Now the two women will spend the next two decades in jail for his death.

Magistrate Retha Willemse on Monday referred to Hannelie Botha, the mother who allowed her lesbian partner, Engelina de Nysschen, to assault and kill her son, as a "passive participant" in his murder.

She sentenced De Nysschen to 20 years for murder, five years for assault and two years for defeating the ends of justice - an effective jail sentence of 25 years.

Botha, 31, got 15 years for her passive role in the murder. She was further sentenced to five years for assaulting the boy with the intention to do grievous bodily harm, and a further two years for misleading medical authorities and police officers about Jandre's cause of death.

The Vereeniging Magistrate's Court ruled that the five-year sentence must run concurrently with the two years before ordering that Botha stay behind bars for an effective 20 years.

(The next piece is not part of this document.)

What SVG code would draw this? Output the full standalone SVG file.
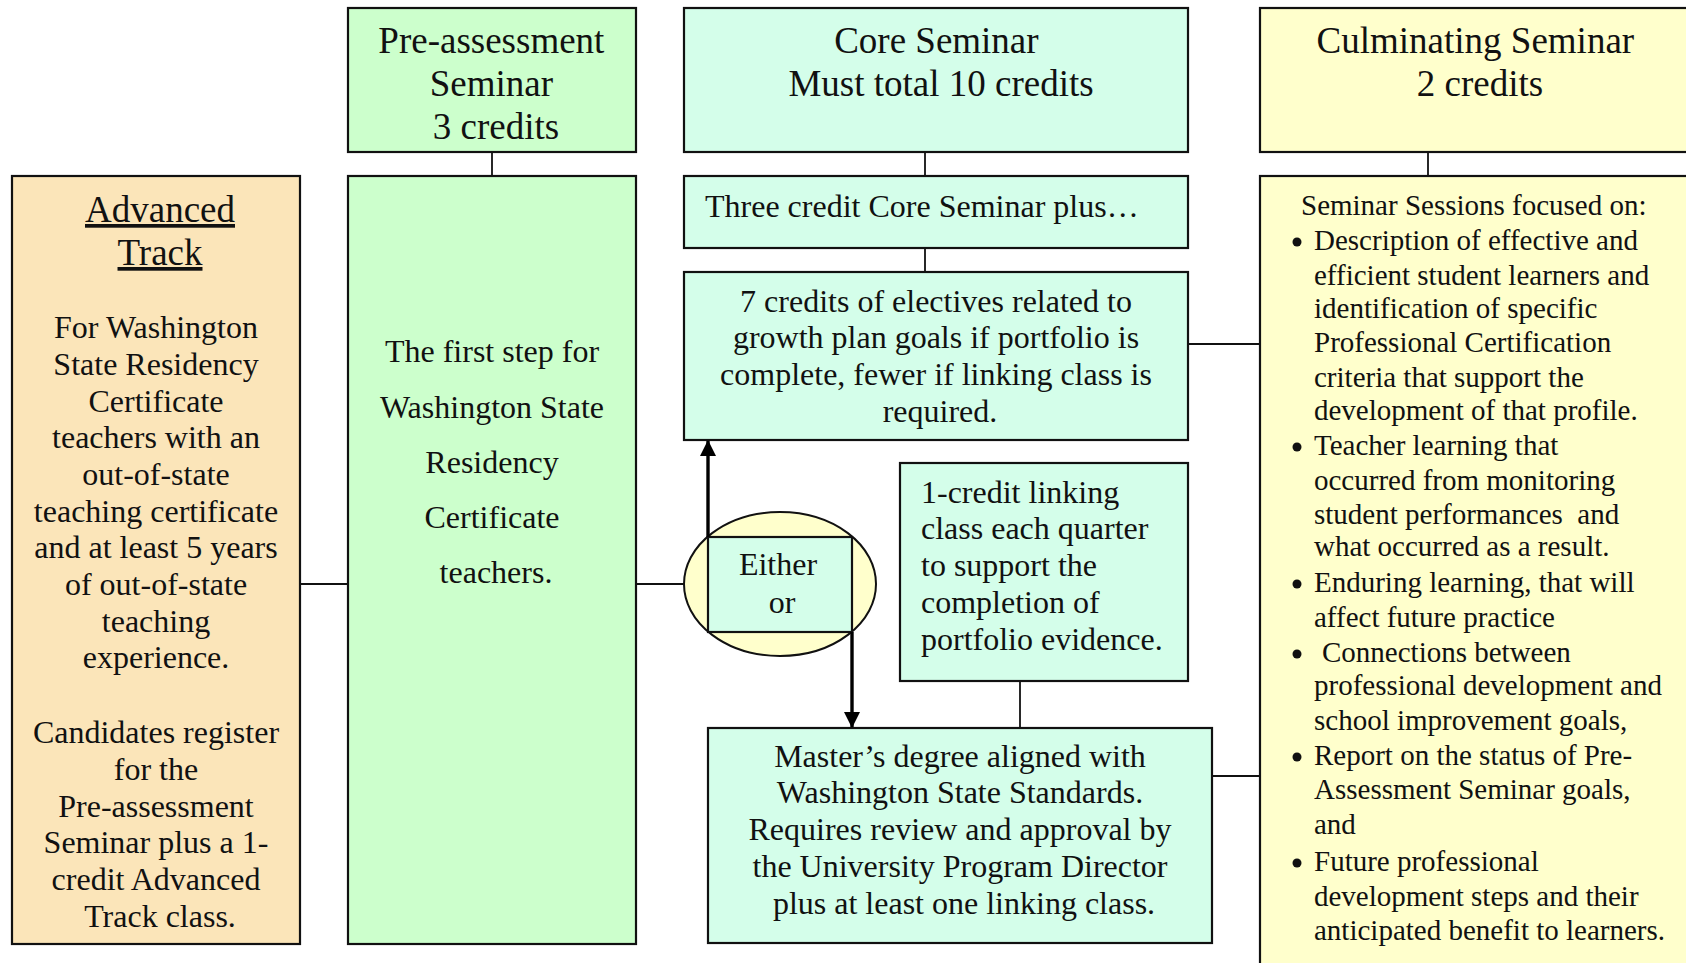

The women were ordered never to own firearms upon their release.

When the two were convicted in March, the court found that Jandre died after he refused to call his mother's lover "daddy".

Lydia Nkomo and her daughter, Aletta Lesiba, who worked for the couple at their tuckshop, had told the court that De Nysschen had violently assaulted Jandre while demanding that he call her daddy.

On Monday, social worker Johanna Kruger asked the magistrate not to impose a prison sentence on Botha.

She said the court should consider the fact that Botha was sexually molested as a child by her mother's boyfriend. The assault had a negative impact on her.

The court also heard that Botha divorced Jan Botha because of his extramarital relationships and that he fathered a child with another woman while still married.

However, social worker Petra Tromp, who also assessed Botha, rejected the plea. Tromp argued that Botha should be given a prison sentence for failing to protect her child from De Nysschen.

She rejected defence lawyer Jakobus Hendrik Smit's view that Botha was a victim of abused woman syndrome.

Smit had argued that Botha was scared of her lesbian partner, who had often threatened to kill her if she ever left her.

"She had an option to contact her ex-husband and report the abuse to him,"said Tromp.

"She also had an option to contact her father and step-mother and ask them to come and fetch the child to live with them in Potgietersrus."

The magistrate, agreeing with Tromp, said Botha had failed to execute the child's legal right to be protected from De Nysschen.

She further said the court had battled to get the truth about what caused the assault, a situation compounded by Botha's refusal to testify under oath.

Willemse lambasted Botha for telling Jandre's father of his death only nine days after he was admitted to hospital.

Botha and De Nysschen are expected to apply for leave to appeal their sentences.